→ **SOURCE DATA**:
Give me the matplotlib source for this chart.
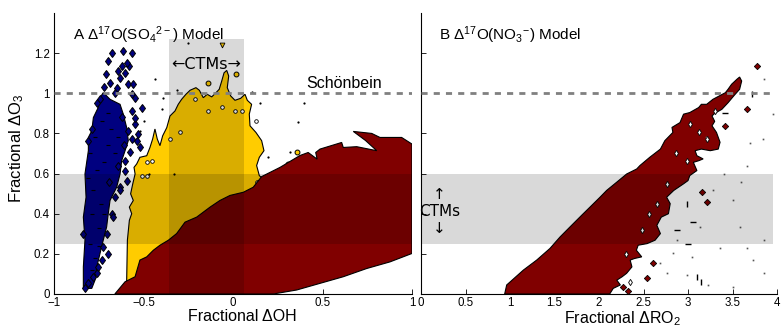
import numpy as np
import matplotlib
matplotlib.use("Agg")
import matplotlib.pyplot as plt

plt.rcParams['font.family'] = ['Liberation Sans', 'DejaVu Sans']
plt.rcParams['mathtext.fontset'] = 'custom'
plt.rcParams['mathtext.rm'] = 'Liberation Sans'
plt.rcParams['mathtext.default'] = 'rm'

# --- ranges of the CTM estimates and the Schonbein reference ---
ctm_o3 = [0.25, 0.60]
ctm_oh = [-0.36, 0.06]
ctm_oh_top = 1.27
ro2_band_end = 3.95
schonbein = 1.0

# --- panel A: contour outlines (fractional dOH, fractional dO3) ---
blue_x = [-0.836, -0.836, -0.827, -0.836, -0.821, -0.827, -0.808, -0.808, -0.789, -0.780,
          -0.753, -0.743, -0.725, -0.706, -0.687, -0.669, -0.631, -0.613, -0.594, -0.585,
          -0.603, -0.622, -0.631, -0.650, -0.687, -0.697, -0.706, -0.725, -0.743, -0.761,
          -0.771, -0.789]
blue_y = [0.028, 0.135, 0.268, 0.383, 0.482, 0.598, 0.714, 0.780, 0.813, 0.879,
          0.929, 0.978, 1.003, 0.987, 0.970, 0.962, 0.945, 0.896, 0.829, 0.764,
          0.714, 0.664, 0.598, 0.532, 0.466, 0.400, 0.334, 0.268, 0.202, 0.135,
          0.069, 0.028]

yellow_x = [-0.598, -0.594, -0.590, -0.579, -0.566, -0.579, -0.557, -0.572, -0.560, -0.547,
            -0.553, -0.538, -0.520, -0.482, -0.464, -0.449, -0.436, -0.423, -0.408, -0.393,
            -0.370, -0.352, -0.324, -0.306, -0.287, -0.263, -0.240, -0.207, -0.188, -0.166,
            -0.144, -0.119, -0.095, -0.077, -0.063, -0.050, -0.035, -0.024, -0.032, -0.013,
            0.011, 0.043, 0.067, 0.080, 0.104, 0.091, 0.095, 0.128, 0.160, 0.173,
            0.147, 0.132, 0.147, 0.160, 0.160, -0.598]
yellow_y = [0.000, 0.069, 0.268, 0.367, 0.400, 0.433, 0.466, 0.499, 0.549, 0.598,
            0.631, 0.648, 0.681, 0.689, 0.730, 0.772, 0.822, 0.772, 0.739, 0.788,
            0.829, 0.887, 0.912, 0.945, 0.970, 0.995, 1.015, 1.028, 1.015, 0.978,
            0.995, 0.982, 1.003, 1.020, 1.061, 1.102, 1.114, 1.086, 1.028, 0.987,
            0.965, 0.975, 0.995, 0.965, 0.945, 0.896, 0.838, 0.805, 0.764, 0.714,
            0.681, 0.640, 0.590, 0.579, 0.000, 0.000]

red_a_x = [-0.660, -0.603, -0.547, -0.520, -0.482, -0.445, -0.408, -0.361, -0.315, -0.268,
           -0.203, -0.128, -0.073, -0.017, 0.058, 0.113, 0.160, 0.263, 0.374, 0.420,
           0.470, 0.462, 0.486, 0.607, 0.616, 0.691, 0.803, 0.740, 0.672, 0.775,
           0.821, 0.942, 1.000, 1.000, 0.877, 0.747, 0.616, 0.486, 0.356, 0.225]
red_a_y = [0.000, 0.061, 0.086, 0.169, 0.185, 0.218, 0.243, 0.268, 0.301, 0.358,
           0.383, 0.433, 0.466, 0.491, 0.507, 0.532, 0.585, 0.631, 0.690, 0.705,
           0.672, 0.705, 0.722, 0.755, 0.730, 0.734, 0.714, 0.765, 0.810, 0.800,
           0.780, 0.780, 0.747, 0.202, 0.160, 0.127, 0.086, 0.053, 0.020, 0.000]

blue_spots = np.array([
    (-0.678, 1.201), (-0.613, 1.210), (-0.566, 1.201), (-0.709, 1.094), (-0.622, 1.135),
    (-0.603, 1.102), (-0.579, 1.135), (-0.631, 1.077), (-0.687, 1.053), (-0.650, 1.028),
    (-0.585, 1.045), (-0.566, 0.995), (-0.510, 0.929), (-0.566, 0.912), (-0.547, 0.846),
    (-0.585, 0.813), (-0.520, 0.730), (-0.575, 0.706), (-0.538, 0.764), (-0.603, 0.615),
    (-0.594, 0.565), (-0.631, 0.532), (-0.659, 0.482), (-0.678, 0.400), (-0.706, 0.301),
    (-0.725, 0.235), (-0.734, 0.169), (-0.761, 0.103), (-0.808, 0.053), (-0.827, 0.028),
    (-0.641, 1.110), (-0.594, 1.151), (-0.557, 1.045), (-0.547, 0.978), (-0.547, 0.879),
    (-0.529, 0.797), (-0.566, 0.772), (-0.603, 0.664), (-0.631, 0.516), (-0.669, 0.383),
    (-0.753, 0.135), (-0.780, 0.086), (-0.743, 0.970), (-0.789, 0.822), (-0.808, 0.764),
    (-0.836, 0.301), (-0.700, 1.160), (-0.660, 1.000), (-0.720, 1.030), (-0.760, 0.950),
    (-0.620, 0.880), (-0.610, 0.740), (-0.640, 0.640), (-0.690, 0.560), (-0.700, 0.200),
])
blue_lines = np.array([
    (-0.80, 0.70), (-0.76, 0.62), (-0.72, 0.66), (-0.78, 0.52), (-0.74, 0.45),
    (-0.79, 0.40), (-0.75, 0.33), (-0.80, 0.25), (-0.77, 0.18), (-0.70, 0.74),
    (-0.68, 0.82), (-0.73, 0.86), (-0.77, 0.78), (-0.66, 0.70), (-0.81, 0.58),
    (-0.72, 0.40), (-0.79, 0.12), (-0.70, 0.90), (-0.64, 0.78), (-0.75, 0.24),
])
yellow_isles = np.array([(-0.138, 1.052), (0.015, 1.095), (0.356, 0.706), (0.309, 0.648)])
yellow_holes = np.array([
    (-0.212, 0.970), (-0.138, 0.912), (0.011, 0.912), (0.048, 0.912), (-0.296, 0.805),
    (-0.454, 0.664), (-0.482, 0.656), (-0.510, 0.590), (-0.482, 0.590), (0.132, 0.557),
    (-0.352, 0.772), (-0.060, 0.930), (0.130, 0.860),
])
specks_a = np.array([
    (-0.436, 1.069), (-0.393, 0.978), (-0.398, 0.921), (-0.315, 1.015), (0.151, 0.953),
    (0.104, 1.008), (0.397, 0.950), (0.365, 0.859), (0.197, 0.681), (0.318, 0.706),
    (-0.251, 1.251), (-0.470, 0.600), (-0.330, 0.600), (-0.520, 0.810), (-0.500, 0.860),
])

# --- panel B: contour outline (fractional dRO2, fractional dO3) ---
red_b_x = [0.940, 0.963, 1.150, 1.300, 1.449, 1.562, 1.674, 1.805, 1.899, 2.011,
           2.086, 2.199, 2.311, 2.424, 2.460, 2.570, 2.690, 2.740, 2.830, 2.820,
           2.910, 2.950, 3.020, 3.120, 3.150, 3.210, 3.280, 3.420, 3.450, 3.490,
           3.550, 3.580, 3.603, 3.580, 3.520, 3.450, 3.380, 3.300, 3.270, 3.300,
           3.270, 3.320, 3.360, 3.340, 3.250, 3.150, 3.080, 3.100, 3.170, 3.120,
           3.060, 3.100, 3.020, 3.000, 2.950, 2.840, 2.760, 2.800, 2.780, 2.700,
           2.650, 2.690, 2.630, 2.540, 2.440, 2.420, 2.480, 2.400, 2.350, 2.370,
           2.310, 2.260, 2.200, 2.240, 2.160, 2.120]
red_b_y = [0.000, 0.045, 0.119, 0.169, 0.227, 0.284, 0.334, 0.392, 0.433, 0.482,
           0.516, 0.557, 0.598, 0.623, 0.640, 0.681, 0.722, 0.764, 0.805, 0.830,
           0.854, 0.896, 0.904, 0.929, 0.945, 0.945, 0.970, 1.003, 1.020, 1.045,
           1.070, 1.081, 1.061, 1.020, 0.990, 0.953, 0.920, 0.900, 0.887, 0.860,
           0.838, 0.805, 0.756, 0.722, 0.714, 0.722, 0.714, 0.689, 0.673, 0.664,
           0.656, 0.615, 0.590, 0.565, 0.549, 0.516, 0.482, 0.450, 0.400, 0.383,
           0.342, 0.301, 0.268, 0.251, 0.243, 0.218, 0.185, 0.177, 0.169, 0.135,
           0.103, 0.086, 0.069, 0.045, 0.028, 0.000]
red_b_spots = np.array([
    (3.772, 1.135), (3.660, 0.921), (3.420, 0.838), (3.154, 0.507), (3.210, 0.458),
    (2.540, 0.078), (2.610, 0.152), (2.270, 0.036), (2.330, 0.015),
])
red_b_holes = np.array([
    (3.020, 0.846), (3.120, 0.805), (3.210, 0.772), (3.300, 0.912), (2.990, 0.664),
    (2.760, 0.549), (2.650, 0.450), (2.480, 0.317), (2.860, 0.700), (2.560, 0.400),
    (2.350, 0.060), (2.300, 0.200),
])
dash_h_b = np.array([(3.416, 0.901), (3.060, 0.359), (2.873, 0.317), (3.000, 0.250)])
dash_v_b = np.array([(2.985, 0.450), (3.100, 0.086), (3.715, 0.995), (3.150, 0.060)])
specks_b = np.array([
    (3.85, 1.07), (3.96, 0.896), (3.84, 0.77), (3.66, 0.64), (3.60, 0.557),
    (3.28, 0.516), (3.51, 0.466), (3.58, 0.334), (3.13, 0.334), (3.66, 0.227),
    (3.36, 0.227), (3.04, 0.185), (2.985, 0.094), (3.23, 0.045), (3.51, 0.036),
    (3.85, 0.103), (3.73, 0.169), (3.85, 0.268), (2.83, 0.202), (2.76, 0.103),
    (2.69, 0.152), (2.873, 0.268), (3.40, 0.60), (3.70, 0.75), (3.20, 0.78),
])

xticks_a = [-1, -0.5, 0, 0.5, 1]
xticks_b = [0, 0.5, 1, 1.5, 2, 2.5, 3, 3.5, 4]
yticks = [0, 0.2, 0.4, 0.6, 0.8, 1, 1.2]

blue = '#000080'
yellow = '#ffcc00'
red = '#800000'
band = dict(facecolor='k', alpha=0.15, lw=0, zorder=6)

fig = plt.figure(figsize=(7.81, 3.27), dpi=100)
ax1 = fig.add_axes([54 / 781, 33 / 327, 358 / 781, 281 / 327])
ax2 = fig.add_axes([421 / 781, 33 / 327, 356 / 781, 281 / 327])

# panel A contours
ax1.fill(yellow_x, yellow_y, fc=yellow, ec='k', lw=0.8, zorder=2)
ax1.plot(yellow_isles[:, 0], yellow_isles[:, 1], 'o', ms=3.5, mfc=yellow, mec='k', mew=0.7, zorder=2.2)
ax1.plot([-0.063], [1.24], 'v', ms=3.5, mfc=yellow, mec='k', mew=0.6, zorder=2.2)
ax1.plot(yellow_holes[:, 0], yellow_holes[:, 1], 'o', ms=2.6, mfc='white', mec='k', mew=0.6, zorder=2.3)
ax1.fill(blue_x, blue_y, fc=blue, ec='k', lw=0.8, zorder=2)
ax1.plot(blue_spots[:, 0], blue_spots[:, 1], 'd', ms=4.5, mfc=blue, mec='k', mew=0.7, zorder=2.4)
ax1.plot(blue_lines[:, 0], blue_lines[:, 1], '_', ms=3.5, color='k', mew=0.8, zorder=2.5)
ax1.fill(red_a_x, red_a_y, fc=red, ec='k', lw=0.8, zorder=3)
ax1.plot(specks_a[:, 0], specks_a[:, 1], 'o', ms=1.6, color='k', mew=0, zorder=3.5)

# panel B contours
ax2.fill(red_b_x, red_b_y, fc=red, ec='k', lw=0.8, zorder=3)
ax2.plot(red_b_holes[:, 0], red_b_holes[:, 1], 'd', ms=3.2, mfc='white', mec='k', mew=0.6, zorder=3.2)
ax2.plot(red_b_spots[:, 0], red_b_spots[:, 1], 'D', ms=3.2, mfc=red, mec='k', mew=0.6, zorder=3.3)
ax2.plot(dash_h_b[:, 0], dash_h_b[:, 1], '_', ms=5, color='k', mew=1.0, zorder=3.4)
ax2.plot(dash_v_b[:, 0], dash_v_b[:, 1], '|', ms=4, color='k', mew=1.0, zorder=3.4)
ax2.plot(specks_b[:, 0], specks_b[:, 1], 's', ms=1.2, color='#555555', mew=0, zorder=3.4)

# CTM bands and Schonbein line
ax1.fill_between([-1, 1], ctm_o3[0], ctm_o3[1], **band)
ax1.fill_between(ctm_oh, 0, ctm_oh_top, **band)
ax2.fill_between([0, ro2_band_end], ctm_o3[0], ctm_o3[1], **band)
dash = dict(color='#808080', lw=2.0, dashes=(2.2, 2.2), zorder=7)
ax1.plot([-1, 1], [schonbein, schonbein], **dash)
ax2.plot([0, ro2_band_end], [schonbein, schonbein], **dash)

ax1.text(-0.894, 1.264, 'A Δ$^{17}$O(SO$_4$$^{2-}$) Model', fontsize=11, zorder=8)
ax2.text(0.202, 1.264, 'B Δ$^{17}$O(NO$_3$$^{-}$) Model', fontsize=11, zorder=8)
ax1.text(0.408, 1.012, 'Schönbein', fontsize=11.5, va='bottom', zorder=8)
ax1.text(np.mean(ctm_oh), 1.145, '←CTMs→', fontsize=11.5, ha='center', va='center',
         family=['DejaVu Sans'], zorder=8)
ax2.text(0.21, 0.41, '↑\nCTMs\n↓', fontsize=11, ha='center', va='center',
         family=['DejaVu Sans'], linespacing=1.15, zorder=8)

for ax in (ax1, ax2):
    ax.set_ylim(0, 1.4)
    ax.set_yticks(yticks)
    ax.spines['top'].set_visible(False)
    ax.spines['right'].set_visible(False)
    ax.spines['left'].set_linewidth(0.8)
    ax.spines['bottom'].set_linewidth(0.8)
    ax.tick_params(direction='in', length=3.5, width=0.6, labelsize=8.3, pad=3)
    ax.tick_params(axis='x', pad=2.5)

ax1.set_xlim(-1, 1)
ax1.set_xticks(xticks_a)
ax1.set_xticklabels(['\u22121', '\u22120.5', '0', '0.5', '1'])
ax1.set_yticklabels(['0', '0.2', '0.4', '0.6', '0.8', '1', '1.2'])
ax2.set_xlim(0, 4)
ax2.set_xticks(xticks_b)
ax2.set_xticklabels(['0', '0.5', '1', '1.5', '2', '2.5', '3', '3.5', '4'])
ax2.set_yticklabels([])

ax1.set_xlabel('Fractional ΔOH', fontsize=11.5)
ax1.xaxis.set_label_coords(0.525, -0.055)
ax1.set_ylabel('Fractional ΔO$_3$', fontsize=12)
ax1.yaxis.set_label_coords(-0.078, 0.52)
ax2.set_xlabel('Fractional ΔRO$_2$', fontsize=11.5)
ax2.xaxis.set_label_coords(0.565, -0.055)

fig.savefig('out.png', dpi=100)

--

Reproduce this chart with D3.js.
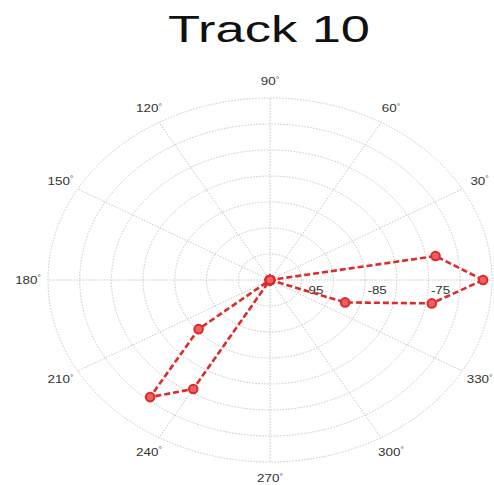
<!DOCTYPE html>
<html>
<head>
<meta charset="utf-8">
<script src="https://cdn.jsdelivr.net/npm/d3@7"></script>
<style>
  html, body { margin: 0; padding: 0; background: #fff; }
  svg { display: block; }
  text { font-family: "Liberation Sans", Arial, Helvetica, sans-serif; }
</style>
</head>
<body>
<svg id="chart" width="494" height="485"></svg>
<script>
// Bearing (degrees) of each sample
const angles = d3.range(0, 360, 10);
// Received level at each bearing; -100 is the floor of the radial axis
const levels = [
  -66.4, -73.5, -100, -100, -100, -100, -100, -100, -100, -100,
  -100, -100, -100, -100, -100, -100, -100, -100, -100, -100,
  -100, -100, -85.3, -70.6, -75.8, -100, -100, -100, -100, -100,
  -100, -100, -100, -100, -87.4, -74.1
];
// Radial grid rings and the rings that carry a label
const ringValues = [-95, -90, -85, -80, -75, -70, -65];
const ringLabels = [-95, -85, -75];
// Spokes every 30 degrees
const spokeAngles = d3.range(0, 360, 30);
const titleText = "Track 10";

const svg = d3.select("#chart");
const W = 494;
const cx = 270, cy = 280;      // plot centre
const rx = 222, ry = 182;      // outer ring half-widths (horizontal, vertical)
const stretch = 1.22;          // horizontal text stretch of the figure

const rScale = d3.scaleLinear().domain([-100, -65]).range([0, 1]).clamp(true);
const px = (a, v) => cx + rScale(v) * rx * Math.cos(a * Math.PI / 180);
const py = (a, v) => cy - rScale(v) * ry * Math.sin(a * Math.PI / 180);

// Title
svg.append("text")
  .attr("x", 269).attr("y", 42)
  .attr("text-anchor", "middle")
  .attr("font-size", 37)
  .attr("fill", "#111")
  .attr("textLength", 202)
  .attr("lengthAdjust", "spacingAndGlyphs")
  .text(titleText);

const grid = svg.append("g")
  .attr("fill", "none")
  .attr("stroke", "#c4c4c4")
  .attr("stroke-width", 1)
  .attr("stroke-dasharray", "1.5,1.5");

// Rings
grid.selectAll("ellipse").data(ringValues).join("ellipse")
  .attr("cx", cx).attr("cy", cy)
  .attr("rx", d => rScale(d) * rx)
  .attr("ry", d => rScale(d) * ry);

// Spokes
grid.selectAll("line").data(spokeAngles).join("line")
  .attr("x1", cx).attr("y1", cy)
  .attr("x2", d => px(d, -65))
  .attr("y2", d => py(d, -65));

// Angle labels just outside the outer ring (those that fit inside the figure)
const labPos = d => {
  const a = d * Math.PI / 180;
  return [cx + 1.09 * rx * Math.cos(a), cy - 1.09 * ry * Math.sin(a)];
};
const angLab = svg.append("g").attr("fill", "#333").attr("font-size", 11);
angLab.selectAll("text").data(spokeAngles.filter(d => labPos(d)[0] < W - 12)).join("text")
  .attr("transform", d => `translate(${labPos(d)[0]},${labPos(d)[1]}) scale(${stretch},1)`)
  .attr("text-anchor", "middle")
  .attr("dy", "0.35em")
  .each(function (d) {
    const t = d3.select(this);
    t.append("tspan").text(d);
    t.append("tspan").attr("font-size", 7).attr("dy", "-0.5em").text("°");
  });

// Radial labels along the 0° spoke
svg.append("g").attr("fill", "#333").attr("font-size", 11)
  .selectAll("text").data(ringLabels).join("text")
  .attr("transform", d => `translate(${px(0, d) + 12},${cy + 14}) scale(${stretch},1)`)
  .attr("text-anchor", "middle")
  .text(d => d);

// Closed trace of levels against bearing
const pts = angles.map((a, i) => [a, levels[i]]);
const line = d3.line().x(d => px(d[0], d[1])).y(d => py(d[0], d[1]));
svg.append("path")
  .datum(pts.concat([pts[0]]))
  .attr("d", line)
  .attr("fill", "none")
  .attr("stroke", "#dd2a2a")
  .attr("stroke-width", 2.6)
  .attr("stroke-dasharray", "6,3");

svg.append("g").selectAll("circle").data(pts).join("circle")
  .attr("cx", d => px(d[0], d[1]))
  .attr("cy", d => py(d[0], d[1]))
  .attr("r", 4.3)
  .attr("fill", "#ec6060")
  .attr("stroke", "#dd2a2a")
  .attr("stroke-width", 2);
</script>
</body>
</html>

* * *

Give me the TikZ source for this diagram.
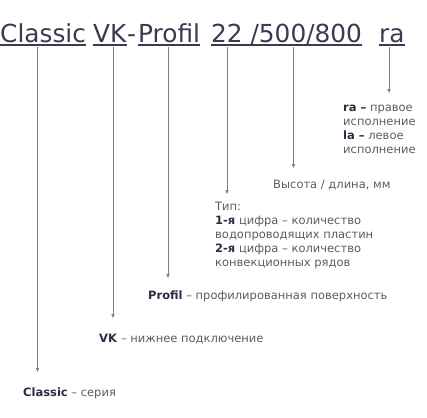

→ **EXERCISE BRIEF**: Print everything from the line with "Give me the matplotlib source for this chart." down to the line with "import matplotlib.pyplot as plt", both included, exactly as written and without the pictures.

→ **REPLY TO THE TASK**:
Give me the matplotlib source for this chart.
import numpy as np
import matplotlib
matplotlib.use("Agg")
import matplotlib.pyplot as plt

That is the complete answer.